Marcelo: Although I can certainly think of parts that are less used, I don't believe there is a definitive answer to this question. When a developer decides that it is time to move past the basic "this is a code generation tool" idea, she ends up finding something in EMF that fits perfectly with what she is doing or that is in total agreement with her way of designing and implementing code. And, fortunately I guess, this "something in EMF" varies from person to person. I truly believe that we have at least one user for each line of code we've written.
Dave: Yeah, I agree with that. I'm not sure I'd say that it's under-utilized, but there's a whole lot of flexibility in EMF that many people don't know about. Most people probably assume that a modeled class in EMF maps to a generated class with one field per feature. In fact, there are numerous memory-saving options available in the generator, and you can even opt to delegate all storage of feature values onto an arbitrary external backing store, giving you total flexibility to do relational persistence, soft references, and custom lazy loading, for example.

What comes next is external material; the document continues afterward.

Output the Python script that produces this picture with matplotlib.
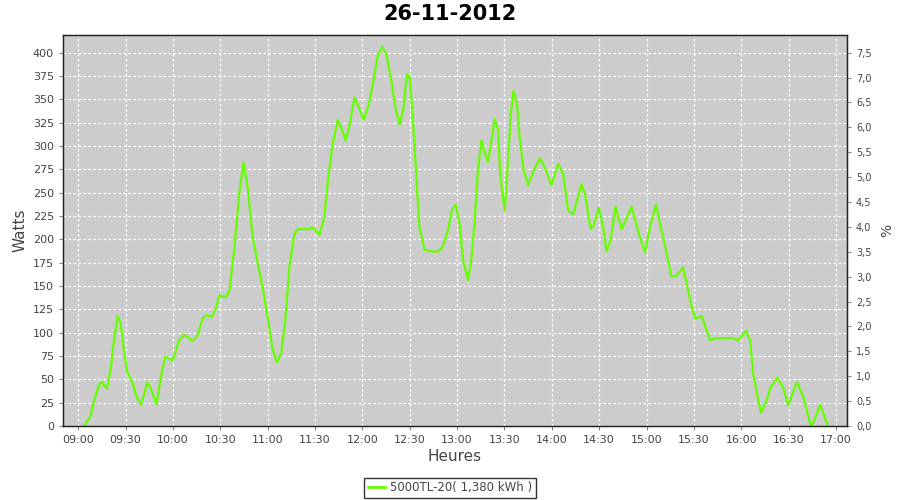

Most people probably don't need anything fancier than one field per feature. But, if at some point they find they do, they might not immediately be aware that EMF will probably still be valuable to them.
Ed: I think EMF is little like an iceberg, not so much because it's so big it can sink the Titanic, but rather that only the 10% above the waterline is noticed. As the guys suggested, that water line is defined differently by different people.